An analysis of fracture in staggered mineralized collagen fibril arrays

Abstract

Fracture resistance of bone arises from various toughening mechanisms at multiple hierarchical levels. Despite considerable effort devoted to identification of fracture mechanisms associated with the ingenious hierarchical structure of bone, how the structural elements at the submicroscale contribute to the toughness of bone is largely unknown. In this study, the calculations are carried out for a biological composite consisting of mineralized collagen fibrils (MCFs) embedded in an extrafibrillar matrix (EFM), and the individual effects of the parameters associated with energy dissipation in the EFM are elucidated. The intrafibrillar plasticity through mineral/collagen sliding, the interfibrillar sliding and the mechanism of energy dissipation of the EFM are incorporated in the computational model. Furthermore, the staggered arrangement of MCFs and the fracture of the interfaces between MCFs and the EFM are accounted for. It is found that high stiffness of the EFM gives rise to enhanced energy dissipation in the EFM and reduced damage of the MCF/EFM interface.

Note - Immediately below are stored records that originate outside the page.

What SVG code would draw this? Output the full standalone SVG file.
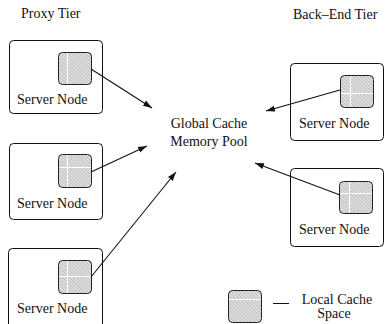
<svg xmlns="http://www.w3.org/2000/svg" width="385" height="324" viewBox="0 0 385 324">
  <style>
    .node { fill: #ffffff; stroke: #111111; stroke-width: 1; }
    .cache { fill: url(#hatch); stroke: #222222; stroke-width: 1; }
    .seam { stroke: #ffffff; stroke-width: 1; }
    .label { font-family: "Liberation Serif", "Times New Roman", serif; font-size: 14px; fill: #111111; }
    .link { stroke: #111111; stroke-width: 1.1; fill: none; marker-end: url(#arrow); }
  </style>
  <defs>
    <pattern id="hatch" patternUnits="userSpaceOnUse" width="2.5" height="2.5" patternTransform="rotate(-45)">
      <rect width="2.5" height="2.5" fill="#dedede"/>
      <line x1="0" y1="0" x2="0" y2="2.5" stroke="#a8a8a8" stroke-width="1"/>
    </pattern>
    <marker id="arrow" markerWidth="10" markerHeight="8" refX="9" refY="4" orient="auto" markerUnits="userSpaceOnUse">
      <path d="M0,1 L9,4 L0,7 Z" fill="#111111"/>
    </marker>
  </defs>

  <!-- tier headings -->
  <text class="label" x="21" y="18">Proxy Tier</text>
  <text class="label" x="293" y="19">Back–End Tier</text>

  <!-- shared pool label -->
  <g id="global-pool">
    <text class="label" x="209" y="128" text-anchor="middle">Global Cache</text>
    <text class="label" x="209" y="146" text-anchor="middle">Memory Pool</text>
  </g>

  <!-- proxy tier servers -->
  <g id="proxy-1">
    <rect class="node" x="9.5" y="40.5" width="93" height="73" rx="4"/>
    <rect class="cache" x="58.5" y="52.5" width="33" height="32" rx="4"/>
    <line class="seam" x1="67.5" y1="53" x2="67.5" y2="84"/>
    <text class="label" x="17" y="104">Server Node</text>
  </g>
  <g id="proxy-2">
    <rect class="node" x="9.5" y="143.5" width="93" height="76" rx="4"/>
    <rect class="cache" x="58.5" y="154.5" width="33" height="33" rx="4"/>
    <line class="seam" x1="67.5" y1="155" x2="67.5" y2="187"/>
    <line class="seam" x1="59" y1="167.5" x2="91" y2="167.5"/>
    <text class="label" x="17" y="208">Server Node</text>
  </g>
  <g id="proxy-3">
    <rect class="node" x="8.5" y="248.5" width="94" height="80" rx="4"/>
    <rect class="cache" x="58.5" y="260.5" width="33" height="33" rx="4"/>
    <line class="seam" x1="67.5" y1="261" x2="67.5" y2="293"/>
    <line class="seam" x1="59" y1="276.5" x2="91" y2="276.5"/>
    <text class="label" x="17" y="313">Server Node</text>
  </g>

  <!-- back-end tier servers -->
  <g id="backend-1">
    <rect class="node" x="290.5" y="63.5" width="93" height="77" rx="4"/>
    <rect class="cache" x="340.5" y="75.5" width="33" height="32" rx="4"/>
    <line class="seam" x1="350.5" y1="76" x2="350.5" y2="107"/>
    <line class="seam" x1="341" y1="93.5" x2="373" y2="93.5"/>
    <text class="label" x="299" y="128">Server Node</text>
  </g>
  <g id="backend-2">
    <rect class="node" x="290.5" y="168.5" width="93" height="78" rx="4"/>
    <rect class="cache" x="339.5" y="181.5" width="33" height="32" rx="4"/>
    <line class="seam" x1="349.5" y1="182" x2="349.5" y2="213"/>
    <line class="seam" x1="340" y1="193.5" x2="372" y2="193.5"/>
    <text class="label" x="299" y="234">Server Node</text>
  </g>

  <!-- legend -->
  <g id="legend">
    <rect class="cache" x="228.5" y="290.5" width="33" height="32" rx="4"/>
    <line class="seam" x1="229" y1="299.5" x2="261" y2="299.5"/>
    <line x1="273" y1="303.5" x2="289" y2="303.5" stroke="#111111" stroke-width="1"/>
    <text class="label" x="337" y="304" text-anchor="middle">Local Cache</text>
    <text class="label" x="334" y="318" text-anchor="middle">Space</text>
  </g>

  <!-- connectors into the shared pool -->
  <g id="connectors">
    <line class="link" x1="91" y1="69" x2="152" y2="108"/>
    <line class="link" x1="91" y1="172" x2="147" y2="146"/>
    <line class="link" x1="91" y1="277" x2="176" y2="172"/>
    <line class="link" x1="340" y1="90" x2="266" y2="111"/>
    <line class="link" x1="340" y1="195" x2="255" y2="163"/>
  </g>
</svg>
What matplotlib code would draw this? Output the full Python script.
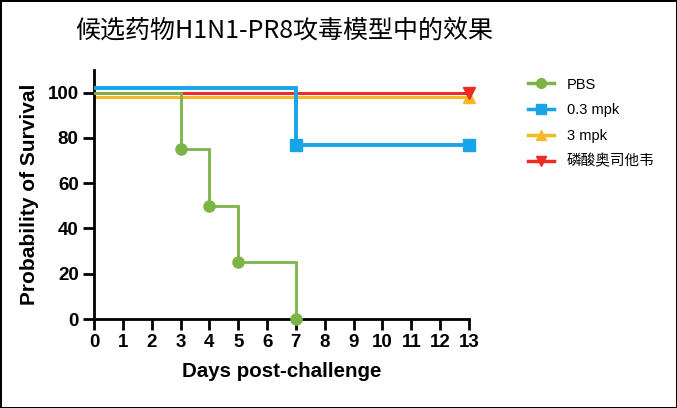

In addition, plastic deformation in MCFs is activated by the high stiffness of the EFM, which promotes energy dissipation, thereby enhancing toughness of the MCF arrays. The low initial yield stress of the EFM plays the roles in increasing energy dissipation in the EFM, promoting plastic deformation in MCFs and mitigating fracture of the MCF/EFM interface. The fracture behavior of MCF arrays is also influenced by the post-yield strain hardening behavior of the EFM; strong strain hardening enables diffuse damage of the MCF/EFM interface. We further reveal that strong post-yield strain hardening of MCFs increases the propensity of damage of the MCF/EFM interface and delays plastic deformation in MCFs. The findings of this study can not only shed new light on the fracture mechanisms of the staggered MCF arrays, but also provide mechanistic insights into bioinspired materials design.